Essentially all I need the trigger to do is update the cross reference table each time a new image gets inserted into either img_format_a or img_format_p. When a new image is inserted, I would like to use a PostGIS function like ST_Intersects to determine whether the new image overlaps with any of the images in the other table. For each image pair where ST_INTERSECTS returns true, I would like to insert a new entry into img_a_img_p with the ID's of both images. Can someone help me figure out how to write this trigger function? Here is some pseudocode:
SELECT * FROM img_format_p P
WHERE ST_Intersects(A.boundary, P.boundary);
for each match in selection {
INSERT INTO img_a_img_p VALUES (A.id, P.id);
}
You could wrap the usual INSERT ... SELECT idiom in a PL/pgSQL function sort of like this:
create function check_p_cross_reference() returns trigger as
$$
begin
insert into img_a_img_p (img_a_id, img_p_id)
select a.id, p.id
from img_format_a, img_format_p
where p.id = NEW.id
and ST_Intersects(a.boundary, p.boundary);
return null;
end;
$$ language plpgsql;
Triggers have two extra variables, NEW and OLD:
NEW
Data type RECORD; variable holding the new database row for INSERT/UPDATE operations in row-level triggers. This variable is NULL in statement-level triggers and for DELETE operations.
OLD
Data type RECORD; variable holding the old database row for UPDATE/DELETE operations in row-level triggers. This variable is NULL in statement-level triggers and for INSERT operations.
So you can use NEW.id to access the new img_format_p value that's going in. You (currently) can't use the plain SQL language for triggers:
It is not currently possible to write a trigger function in the plain SQL function language.
but PL/pgSQL is pretty close.

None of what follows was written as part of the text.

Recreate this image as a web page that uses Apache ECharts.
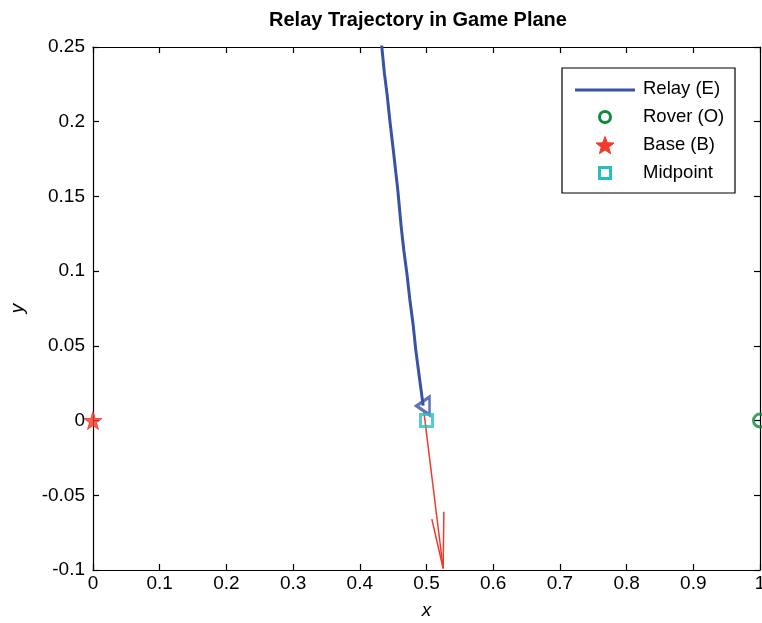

This would make sense as an AFTER INSERT trigger:
CREATE TRIGGER update_a_p_cross_reference
AFTER INSERT
ON img_format_p FOR EACH ROW
EXECUTE PROCEDURE check_p_cross_reference();
Deletes could be handled with a foreign key on img_a_img_p and a cascading delete. You could use your trigger for UPDATEs as well:
CREATE TRIGGER update_a_p_cross_reference
AFTER INSERT OR UPDATE OF boundary
ON img_format_p FOR EACH ROW
EXECUTE PROCEDURE check_p_cross_reference();
but you'd probably want to clear out the old entries before inserting the new ones with something like:
delete from img_a_img_p where img_p_id = NEW.id;
before the INSERT...SELECT statement.